What to produce :: Pull out exactly the lines from the line containing "Clone this diagram in TikZ." to the line containing "(0,0) rectangle (993,1364);", both lines included, with pictures removed from the copy.

Data shown ::
══════════════════════════════
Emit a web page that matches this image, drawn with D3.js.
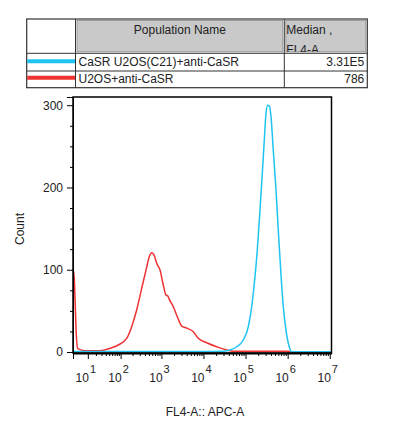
══════════════════════════════
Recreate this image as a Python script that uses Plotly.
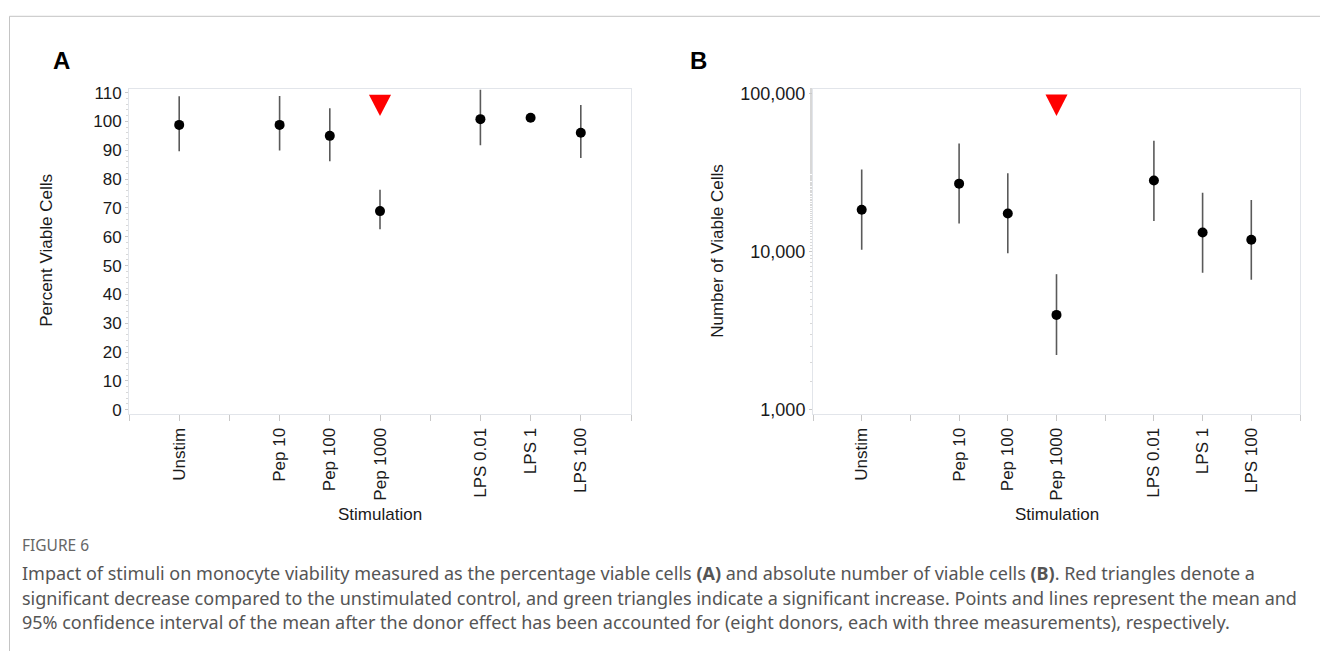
══════════════════════════════
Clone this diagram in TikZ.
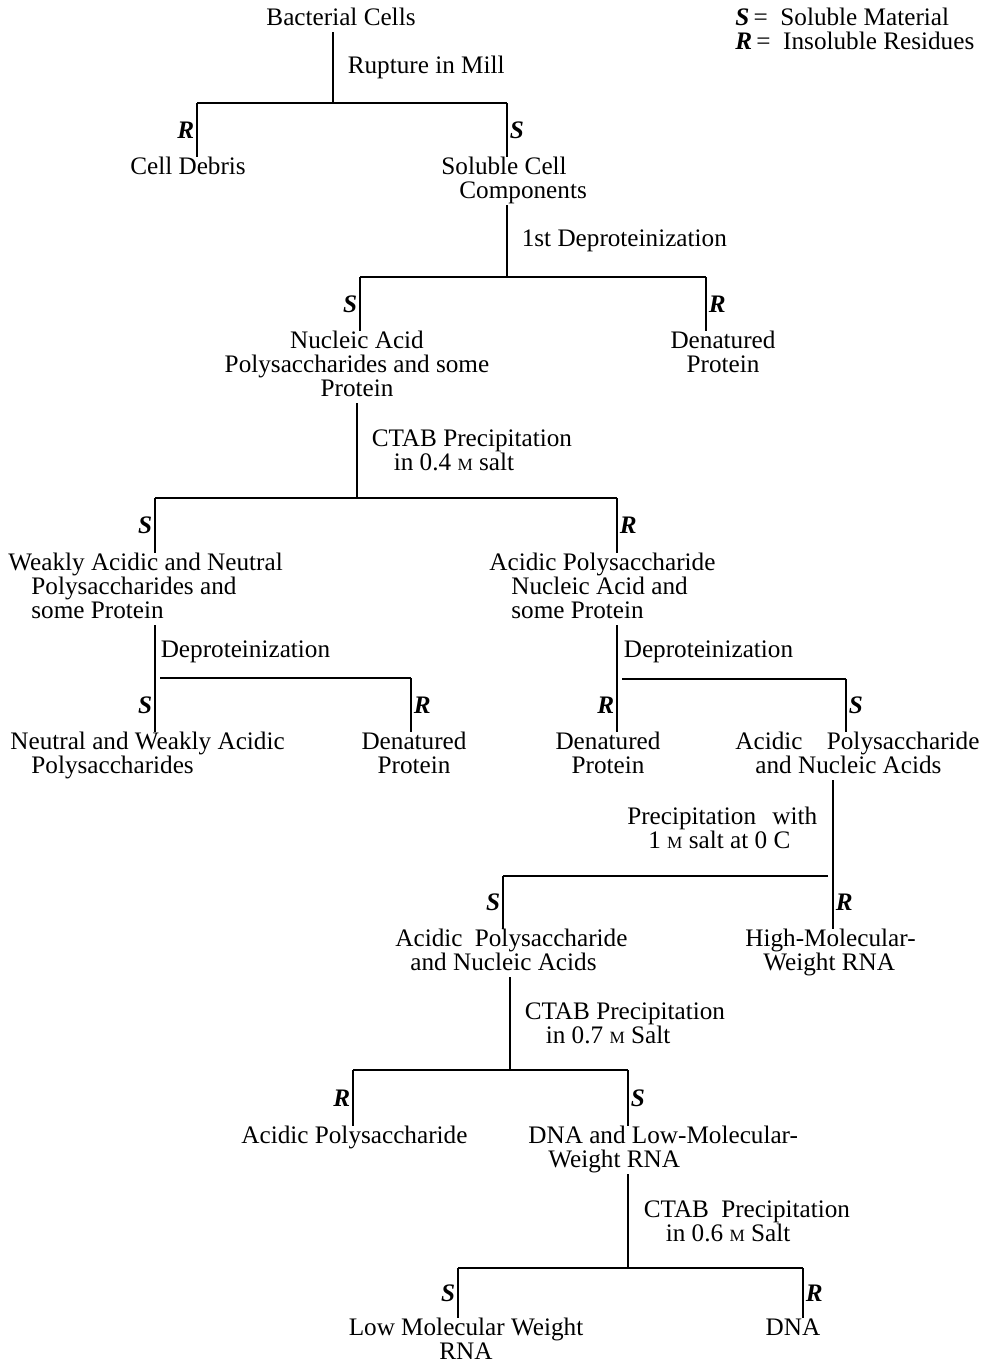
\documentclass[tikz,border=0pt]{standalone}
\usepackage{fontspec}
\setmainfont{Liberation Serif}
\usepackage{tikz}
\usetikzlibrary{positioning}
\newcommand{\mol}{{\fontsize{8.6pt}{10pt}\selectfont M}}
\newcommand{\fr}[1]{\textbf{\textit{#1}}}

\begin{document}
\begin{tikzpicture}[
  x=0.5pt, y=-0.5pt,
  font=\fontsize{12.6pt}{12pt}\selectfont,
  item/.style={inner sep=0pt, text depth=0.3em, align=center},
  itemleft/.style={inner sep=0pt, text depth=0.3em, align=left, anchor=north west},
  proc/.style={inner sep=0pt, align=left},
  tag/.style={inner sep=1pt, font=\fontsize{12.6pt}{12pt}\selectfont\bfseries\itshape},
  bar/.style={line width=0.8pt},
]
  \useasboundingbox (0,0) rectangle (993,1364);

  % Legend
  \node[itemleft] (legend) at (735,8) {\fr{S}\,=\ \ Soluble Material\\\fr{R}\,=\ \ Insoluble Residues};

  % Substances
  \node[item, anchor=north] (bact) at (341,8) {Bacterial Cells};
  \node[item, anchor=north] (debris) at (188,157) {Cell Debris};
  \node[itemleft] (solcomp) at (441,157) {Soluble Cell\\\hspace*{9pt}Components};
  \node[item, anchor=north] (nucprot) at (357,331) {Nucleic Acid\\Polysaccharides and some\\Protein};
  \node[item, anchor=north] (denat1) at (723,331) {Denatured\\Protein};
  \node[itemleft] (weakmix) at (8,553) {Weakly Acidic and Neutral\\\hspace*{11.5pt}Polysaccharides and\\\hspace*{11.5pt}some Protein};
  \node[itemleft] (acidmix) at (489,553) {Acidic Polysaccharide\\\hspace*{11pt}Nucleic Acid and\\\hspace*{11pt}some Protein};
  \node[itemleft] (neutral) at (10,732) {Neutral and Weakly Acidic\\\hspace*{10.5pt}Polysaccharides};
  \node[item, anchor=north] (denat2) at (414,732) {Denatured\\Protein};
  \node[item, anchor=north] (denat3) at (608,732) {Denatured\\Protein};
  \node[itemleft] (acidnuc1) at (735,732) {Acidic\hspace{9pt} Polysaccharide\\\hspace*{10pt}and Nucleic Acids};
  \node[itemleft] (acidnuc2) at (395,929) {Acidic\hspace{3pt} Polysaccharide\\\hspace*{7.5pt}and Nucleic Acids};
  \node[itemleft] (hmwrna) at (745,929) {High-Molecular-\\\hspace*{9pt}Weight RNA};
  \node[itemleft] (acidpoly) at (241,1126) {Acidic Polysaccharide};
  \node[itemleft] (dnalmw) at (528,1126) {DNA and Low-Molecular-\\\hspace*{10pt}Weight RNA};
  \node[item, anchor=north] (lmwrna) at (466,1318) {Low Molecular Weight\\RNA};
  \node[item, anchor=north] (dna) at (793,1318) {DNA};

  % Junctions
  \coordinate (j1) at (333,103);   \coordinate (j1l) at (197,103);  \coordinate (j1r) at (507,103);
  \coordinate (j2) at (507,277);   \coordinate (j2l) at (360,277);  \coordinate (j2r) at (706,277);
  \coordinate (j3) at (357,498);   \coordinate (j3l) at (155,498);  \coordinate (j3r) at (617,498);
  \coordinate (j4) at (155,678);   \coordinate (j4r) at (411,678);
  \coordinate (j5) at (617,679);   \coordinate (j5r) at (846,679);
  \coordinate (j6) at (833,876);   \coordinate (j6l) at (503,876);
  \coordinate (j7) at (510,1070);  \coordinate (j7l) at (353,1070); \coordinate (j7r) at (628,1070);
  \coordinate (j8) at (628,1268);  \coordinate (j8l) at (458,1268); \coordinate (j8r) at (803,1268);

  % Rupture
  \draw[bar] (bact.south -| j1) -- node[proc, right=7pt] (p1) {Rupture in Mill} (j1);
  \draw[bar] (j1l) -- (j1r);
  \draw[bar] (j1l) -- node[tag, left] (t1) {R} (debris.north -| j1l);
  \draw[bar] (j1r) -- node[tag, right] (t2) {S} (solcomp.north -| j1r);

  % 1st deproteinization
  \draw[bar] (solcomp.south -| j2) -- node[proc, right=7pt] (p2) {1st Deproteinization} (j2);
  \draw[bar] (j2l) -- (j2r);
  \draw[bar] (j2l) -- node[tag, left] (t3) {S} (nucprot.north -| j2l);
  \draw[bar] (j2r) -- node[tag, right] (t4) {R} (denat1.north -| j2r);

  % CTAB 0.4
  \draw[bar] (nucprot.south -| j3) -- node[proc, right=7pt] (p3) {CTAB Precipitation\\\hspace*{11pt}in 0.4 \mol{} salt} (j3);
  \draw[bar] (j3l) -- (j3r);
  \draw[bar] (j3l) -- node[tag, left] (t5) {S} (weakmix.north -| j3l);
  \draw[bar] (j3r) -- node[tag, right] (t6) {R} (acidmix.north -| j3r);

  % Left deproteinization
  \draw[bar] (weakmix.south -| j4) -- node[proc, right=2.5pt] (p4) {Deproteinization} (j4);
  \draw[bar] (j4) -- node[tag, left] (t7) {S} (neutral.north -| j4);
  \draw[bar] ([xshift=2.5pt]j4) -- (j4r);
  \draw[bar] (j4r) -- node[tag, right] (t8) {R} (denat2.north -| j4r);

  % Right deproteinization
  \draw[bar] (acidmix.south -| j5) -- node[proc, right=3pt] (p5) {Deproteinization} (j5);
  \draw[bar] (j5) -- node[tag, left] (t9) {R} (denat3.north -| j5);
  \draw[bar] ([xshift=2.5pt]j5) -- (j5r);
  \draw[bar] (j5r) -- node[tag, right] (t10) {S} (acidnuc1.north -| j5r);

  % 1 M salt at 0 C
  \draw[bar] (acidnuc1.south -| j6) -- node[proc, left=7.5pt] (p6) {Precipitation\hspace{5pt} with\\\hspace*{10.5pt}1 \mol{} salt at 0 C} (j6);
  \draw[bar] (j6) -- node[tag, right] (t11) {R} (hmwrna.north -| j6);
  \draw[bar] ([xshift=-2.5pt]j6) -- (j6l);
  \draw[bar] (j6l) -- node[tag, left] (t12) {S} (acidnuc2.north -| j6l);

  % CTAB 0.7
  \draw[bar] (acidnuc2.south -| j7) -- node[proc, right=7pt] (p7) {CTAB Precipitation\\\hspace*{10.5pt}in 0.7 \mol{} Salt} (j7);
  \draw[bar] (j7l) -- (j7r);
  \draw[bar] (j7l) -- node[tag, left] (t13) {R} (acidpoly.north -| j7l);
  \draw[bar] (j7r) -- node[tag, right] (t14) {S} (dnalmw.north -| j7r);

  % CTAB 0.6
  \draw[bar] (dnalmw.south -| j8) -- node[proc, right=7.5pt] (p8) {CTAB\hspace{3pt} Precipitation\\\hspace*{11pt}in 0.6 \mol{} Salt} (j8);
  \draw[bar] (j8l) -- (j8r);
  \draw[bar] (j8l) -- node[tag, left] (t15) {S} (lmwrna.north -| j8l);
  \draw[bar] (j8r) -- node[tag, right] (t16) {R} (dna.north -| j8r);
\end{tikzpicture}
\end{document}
══════════════════════════════
Full response ::
Clone this diagram in TikZ.
\documentclass[tikz,border=0pt]{standalone}
\usepackage{fontspec}
\setmainfont{Liberation Serif}
\usepackage{tikz}
\usetikzlibrary{positioning}
\newcommand{\mol}{{\fontsize{8.6pt}{10pt}\selectfont M}}
\newcommand{\fr}[1]{\textbf{\textit{#1}}}

\begin{document}
\begin{tikzpicture}[
  x=0.5pt, y=-0.5pt,
  font=\fontsize{12.6pt}{12pt}\selectfont,
  item/.style={inner sep=0pt, text depth=0.3em, align=center},
  itemleft/.style={inner sep=0pt, text depth=0.3em, align=left, anchor=north west},
  proc/.style={inner sep=0pt, align=left},
  tag/.style={inner sep=1pt, font=\fontsize{12.6pt}{12pt}\selectfont\bfseries\itshape},
  bar/.style={line width=0.8pt},
]
  \useasboundingbox (0,0) rectangle (993,1364);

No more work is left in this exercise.